### Work to complete
Repeat the full listing below verbatim and keep the images out.
>> begin
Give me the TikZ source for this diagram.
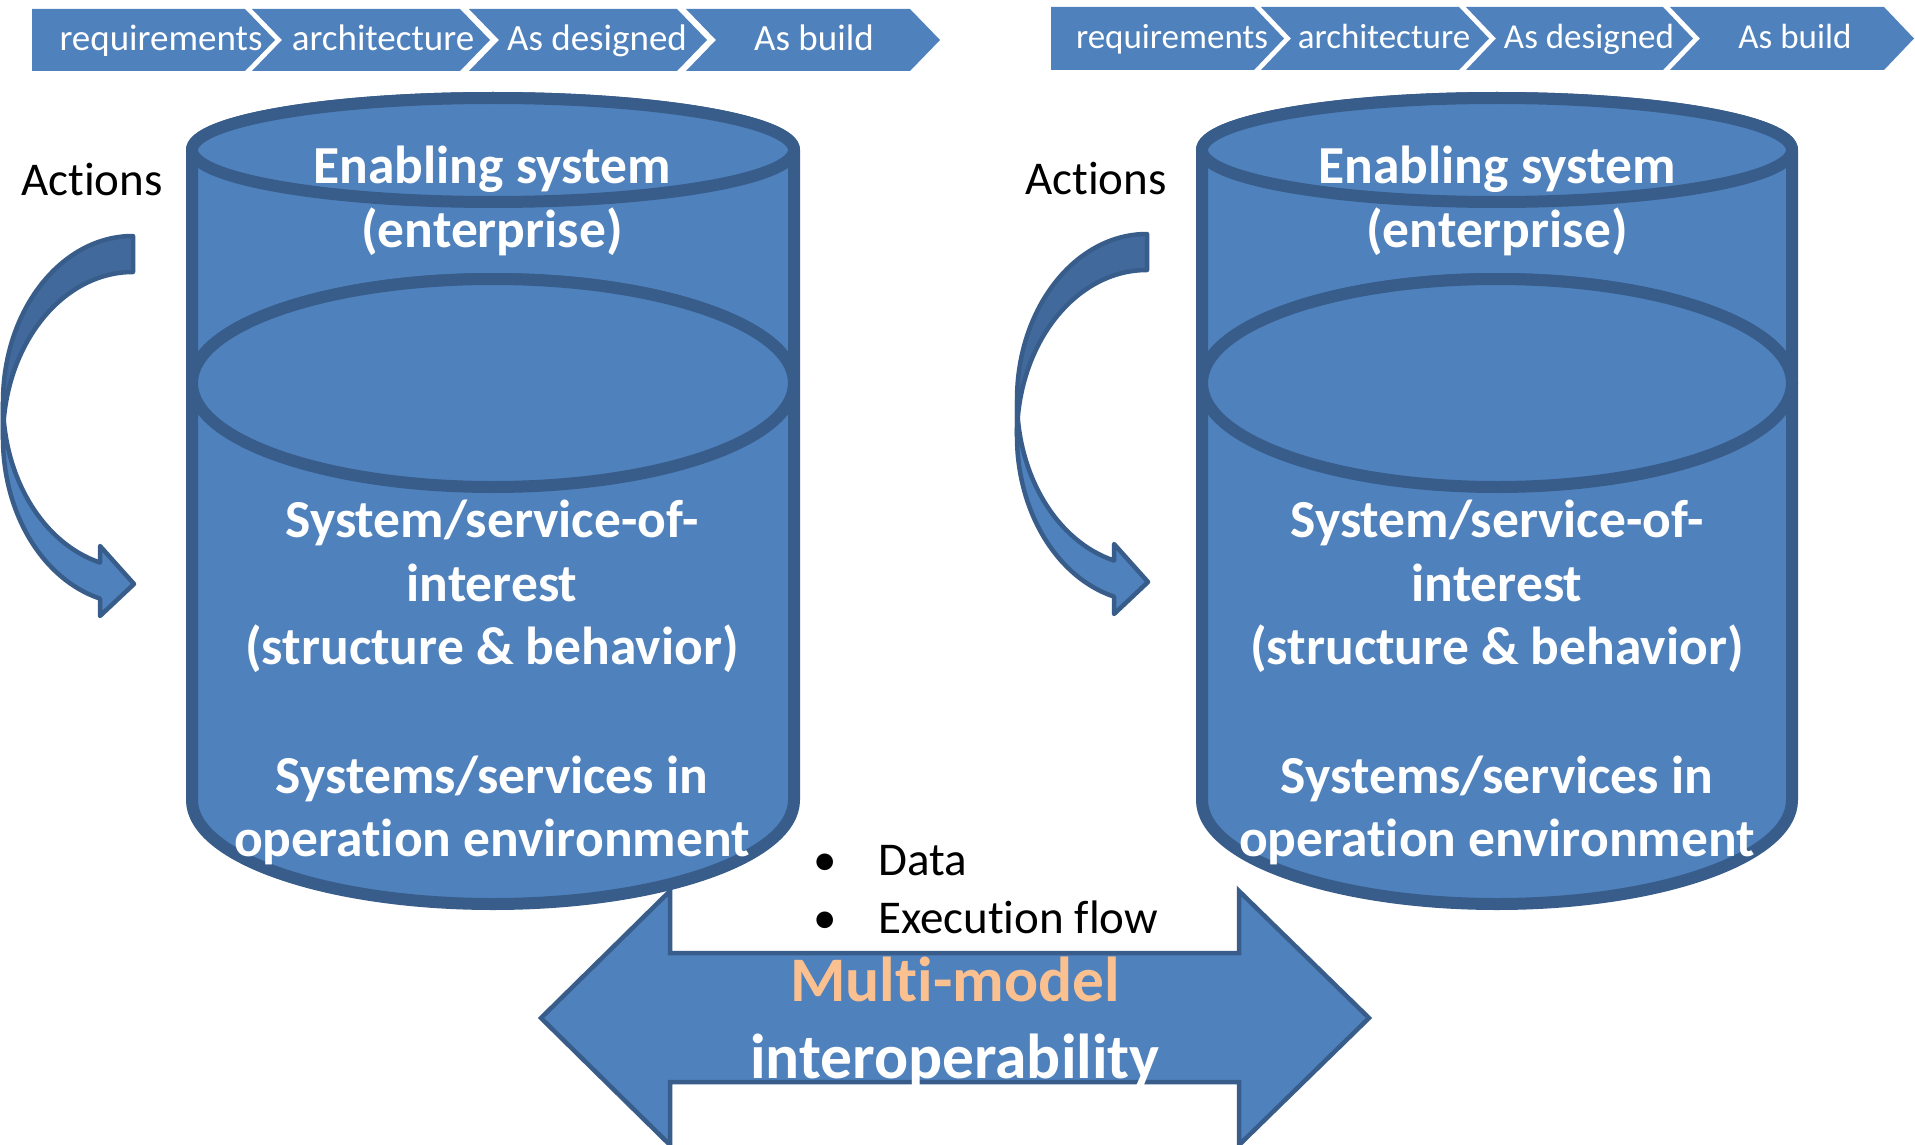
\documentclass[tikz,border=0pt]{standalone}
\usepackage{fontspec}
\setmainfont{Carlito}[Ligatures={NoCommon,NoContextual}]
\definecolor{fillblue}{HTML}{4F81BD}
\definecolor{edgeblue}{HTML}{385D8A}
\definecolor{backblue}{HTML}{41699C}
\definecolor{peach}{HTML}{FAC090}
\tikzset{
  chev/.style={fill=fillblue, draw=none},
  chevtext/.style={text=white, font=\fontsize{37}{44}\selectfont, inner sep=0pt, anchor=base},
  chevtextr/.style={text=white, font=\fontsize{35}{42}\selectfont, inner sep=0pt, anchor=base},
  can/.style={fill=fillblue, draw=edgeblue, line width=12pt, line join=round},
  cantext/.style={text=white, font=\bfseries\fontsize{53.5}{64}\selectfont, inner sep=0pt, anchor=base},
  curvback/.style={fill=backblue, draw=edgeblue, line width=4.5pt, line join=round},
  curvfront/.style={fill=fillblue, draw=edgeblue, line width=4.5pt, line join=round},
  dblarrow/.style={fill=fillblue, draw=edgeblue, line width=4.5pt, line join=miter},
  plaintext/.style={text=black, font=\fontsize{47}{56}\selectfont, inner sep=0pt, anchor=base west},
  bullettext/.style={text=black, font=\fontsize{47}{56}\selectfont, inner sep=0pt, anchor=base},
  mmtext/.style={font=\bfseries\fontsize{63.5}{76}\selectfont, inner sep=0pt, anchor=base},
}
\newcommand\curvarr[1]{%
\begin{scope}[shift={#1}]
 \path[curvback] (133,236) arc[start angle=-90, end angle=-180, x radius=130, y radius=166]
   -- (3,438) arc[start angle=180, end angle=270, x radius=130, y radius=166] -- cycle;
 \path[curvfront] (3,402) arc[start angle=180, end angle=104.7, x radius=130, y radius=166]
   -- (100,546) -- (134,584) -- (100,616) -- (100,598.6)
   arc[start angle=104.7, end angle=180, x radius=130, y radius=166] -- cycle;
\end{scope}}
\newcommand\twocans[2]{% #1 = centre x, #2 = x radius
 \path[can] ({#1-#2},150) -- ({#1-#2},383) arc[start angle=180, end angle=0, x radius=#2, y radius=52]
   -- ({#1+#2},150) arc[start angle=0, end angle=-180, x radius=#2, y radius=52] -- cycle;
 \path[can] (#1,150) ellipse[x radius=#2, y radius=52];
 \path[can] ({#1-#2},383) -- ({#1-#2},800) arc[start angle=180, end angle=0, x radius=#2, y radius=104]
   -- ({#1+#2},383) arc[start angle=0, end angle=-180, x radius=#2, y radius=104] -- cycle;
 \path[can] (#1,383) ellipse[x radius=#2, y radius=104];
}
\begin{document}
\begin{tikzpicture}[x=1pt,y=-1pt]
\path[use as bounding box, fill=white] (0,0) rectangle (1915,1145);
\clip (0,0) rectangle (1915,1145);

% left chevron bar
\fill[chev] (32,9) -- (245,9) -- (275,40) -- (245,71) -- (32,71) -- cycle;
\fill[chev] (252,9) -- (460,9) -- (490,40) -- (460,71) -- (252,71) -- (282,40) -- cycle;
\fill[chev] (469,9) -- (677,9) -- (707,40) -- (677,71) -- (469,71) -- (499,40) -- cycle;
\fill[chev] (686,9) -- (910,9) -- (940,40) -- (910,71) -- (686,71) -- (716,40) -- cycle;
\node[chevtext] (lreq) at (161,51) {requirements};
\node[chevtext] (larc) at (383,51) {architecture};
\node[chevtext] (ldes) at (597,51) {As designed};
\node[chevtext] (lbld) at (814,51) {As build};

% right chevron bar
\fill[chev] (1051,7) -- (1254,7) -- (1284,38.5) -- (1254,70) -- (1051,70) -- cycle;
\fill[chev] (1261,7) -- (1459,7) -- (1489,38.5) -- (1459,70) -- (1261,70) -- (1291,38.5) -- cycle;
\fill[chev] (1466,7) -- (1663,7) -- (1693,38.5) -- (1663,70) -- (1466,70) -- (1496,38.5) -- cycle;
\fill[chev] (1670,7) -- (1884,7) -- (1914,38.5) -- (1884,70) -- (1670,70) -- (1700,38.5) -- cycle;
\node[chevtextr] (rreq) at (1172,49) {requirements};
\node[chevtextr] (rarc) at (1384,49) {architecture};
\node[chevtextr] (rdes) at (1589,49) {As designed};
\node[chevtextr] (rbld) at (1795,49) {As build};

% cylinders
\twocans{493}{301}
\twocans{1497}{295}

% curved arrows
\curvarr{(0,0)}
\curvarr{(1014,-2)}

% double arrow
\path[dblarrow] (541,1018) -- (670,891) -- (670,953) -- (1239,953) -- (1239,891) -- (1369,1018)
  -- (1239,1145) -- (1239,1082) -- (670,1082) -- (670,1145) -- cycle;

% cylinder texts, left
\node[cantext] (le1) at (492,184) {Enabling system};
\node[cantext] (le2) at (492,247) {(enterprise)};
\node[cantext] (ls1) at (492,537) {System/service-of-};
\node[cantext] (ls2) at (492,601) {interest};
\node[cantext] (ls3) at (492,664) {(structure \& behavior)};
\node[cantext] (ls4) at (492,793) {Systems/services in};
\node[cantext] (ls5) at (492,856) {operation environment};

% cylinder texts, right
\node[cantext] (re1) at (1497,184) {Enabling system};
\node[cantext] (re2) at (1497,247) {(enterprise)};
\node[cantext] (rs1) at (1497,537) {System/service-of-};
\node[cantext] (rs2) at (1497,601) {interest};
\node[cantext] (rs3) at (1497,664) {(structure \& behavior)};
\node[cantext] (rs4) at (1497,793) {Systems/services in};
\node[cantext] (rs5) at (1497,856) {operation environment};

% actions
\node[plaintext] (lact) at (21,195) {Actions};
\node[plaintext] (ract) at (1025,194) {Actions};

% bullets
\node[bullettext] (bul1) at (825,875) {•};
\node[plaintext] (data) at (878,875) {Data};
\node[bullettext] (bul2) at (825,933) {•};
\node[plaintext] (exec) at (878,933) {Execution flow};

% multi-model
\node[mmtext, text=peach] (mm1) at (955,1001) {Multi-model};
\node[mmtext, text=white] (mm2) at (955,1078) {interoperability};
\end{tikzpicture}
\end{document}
>> end
### Written answer
Give me the TikZ source for this diagram.
\documentclass[tikz,border=0pt]{standalone}
\usepackage{fontspec}
\setmainfont{Carlito}[Ligatures={NoCommon,NoContextual}]
\definecolor{fillblue}{HTML}{4F81BD}
\definecolor{edgeblue}{HTML}{385D8A}
\definecolor{backblue}{HTML}{41699C}
\definecolor{peach}{HTML}{FAC090}
\tikzset{
  chev/.style={fill=fillblue, draw=none},
  chevtext/.style={text=white, font=\fontsize{37}{44}\selectfont, inner sep=0pt, anchor=base},
  chevtextr/.style={text=white, font=\fontsize{35}{42}\selectfont, inner sep=0pt, anchor=base},
  can/.style={fill=fillblue, draw=edgeblue, line width=12pt, line join=round},
  cantext/.style={text=white, font=\bfseries\fontsize{53.5}{64}\selectfont, inner sep=0pt, anchor=base},
  curvback/.style={fill=backblue, draw=edgeblue, line width=4.5pt, line join=round},
  curvfront/.style={fill=fillblue, draw=edgeblue, line width=4.5pt, line join=round},
  dblarrow/.style={fill=fillblue, draw=edgeblue, line width=4.5pt, line join=miter},
  plaintext/.style={text=black, font=\fontsize{47}{56}\selectfont, inner sep=0pt, anchor=base west},
  bullettext/.style={text=black, font=\fontsize{47}{56}\selectfont, inner sep=0pt, anchor=base},
  mmtext/.style={font=\bfseries\fontsize{63.5}{76}\selectfont, inner sep=0pt, anchor=base},
}
\newcommand\curvarr[1]{%
\begin{scope}[shift={#1}]
 \path[curvback] (133,236) arc[start angle=-90, end angle=-180, x radius=130, y radius=166]
   -- (3,438) arc[start angle=180, end angle=270, x radius=130, y radius=166] -- cycle;
 \path[curvfront] (3,402) arc[start angle=180, end angle=104.7, x radius=130, y radius=166]
   -- (100,546) -- (134,584) -- (100,616) -- (100,598.6)
   arc[start angle=104.7, end angle=180, x radius=130, y radius=166] -- cycle;
\end{scope}}
\newcommand\twocans[2]{% #1 = centre x, #2 = x radius
 \path[can] ({#1-#2},150) -- ({#1-#2},383) arc[start angle=180, end angle=0, x radius=#2, y radius=52]
   -- ({#1+#2},150) arc[start angle=0, end angle=-180, x radius=#2, y radius=52] -- cycle;
 \path[can] (#1,150) ellipse[x radius=#2, y radius=52];
 \path[can] ({#1-#2},383) -- ({#1-#2},800) arc[start angle=180, end angle=0, x radius=#2, y radius=104]
   -- ({#1+#2},383) arc[start angle=0, end angle=-180, x radius=#2, y radius=104] -- cycle;
 \path[can] (#1,383) ellipse[x radius=#2, y radius=104];
}
\begin{document}
\begin{tikzpicture}[x=1pt,y=-1pt]
\path[use as bounding box, fill=white] (0,0) rectangle (1915,1145);
\clip (0,0) rectangle (1915,1145);

% left chevron bar
\fill[chev] (32,9) -- (245,9) -- (275,40) -- (245,71) -- (32,71) -- cycle;
\fill[chev] (252,9) -- (460,9) -- (490,40) -- (460,71) -- (252,71) -- (282,40) -- cycle;
\fill[chev] (469,9) -- (677,9) -- (707,40) -- (677,71) -- (469,71) -- (499,40) -- cycle;
\fill[chev] (686,9) -- (910,9) -- (940,40) -- (910,71) -- (686,71) -- (716,40) -- cycle;
\node[chevtext] (lreq) at (161,51) {requirements};
\node[chevtext] (larc) at (383,51) {architecture};
\node[chevtext] (ldes) at (597,51) {As designed};
\node[chevtext] (lbld) at (814,51) {As build};

% right chevron bar
\fill[chev] (1051,7) -- (1254,7) -- (1284,38.5) -- (1254,70) -- (1051,70) -- cycle;
\fill[chev] (1261,7) -- (1459,7) -- (1489,38.5) -- (1459,70) -- (1261,70) -- (1291,38.5) -- cycle;
\fill[chev] (1466,7) -- (1663,7) -- (1693,38.5) -- (1663,70) -- (1466,70) -- (1496,38.5) -- cycle;
\fill[chev] (1670,7) -- (1884,7) -- (1914,38.5) -- (1884,70) -- (1670,70) -- (1700,38.5) -- cycle;
\node[chevtextr] (rreq) at (1172,49) {requirements};
\node[chevtextr] (rarc) at (1384,49) {architecture};
\node[chevtextr] (rdes) at (1589,49) {As designed};
\node[chevtextr] (rbld) at (1795,49) {As build};

% cylinders
\twocans{493}{301}
\twocans{1497}{295}

% curved arrows
\curvarr{(0,0)}
\curvarr{(1014,-2)}

% double arrow
\path[dblarrow] (541,1018) -- (670,891) -- (670,953) -- (1239,953) -- (1239,891) -- (1369,1018)
  -- (1239,1145) -- (1239,1082) -- (670,1082) -- (670,1145) -- cycle;

% cylinder texts, left
\node[cantext] (le1) at (492,184) {Enabling system};
\node[cantext] (le2) at (492,247) {(enterprise)};
\node[cantext] (ls1) at (492,537) {System/service-of-};
\node[cantext] (ls2) at (492,601) {interest};
\node[cantext] (ls3) at (492,664) {(structure \& behavior)};
\node[cantext] (ls4) at (492,793) {Systems/services in};
\node[cantext] (ls5) at (492,856) {operation environment};

% cylinder texts, right
\node[cantext] (re1) at (1497,184) {Enabling system};
\node[cantext] (re2) at (1497,247) {(enterprise)};
\node[cantext] (rs1) at (1497,537) {System/service-of-};
\node[cantext] (rs2) at (1497,601) {interest};
\node[cantext] (rs3) at (1497,664) {(structure \& behavior)};
\node[cantext] (rs4) at (1497,793) {Systems/services in};
\node[cantext] (rs5) at (1497,856) {operation environment};

% actions
\node[plaintext] (lact) at (21,195) {Actions};
\node[plaintext] (ract) at (1025,194) {Actions};

% bullets
\node[bullettext] (bul1) at (825,875) {•};
\node[plaintext] (data) at (878,875) {Data};
\node[bullettext] (bul2) at (825,933) {•};
\node[plaintext] (exec) at (878,933) {Execution flow};

% multi-model
\node[mmtext, text=peach] (mm1) at (955,1001) {Multi-model};
\node[mmtext, text=white] (mm2) at (955,1078) {interoperability};
\end{tikzpicture}
\end{document}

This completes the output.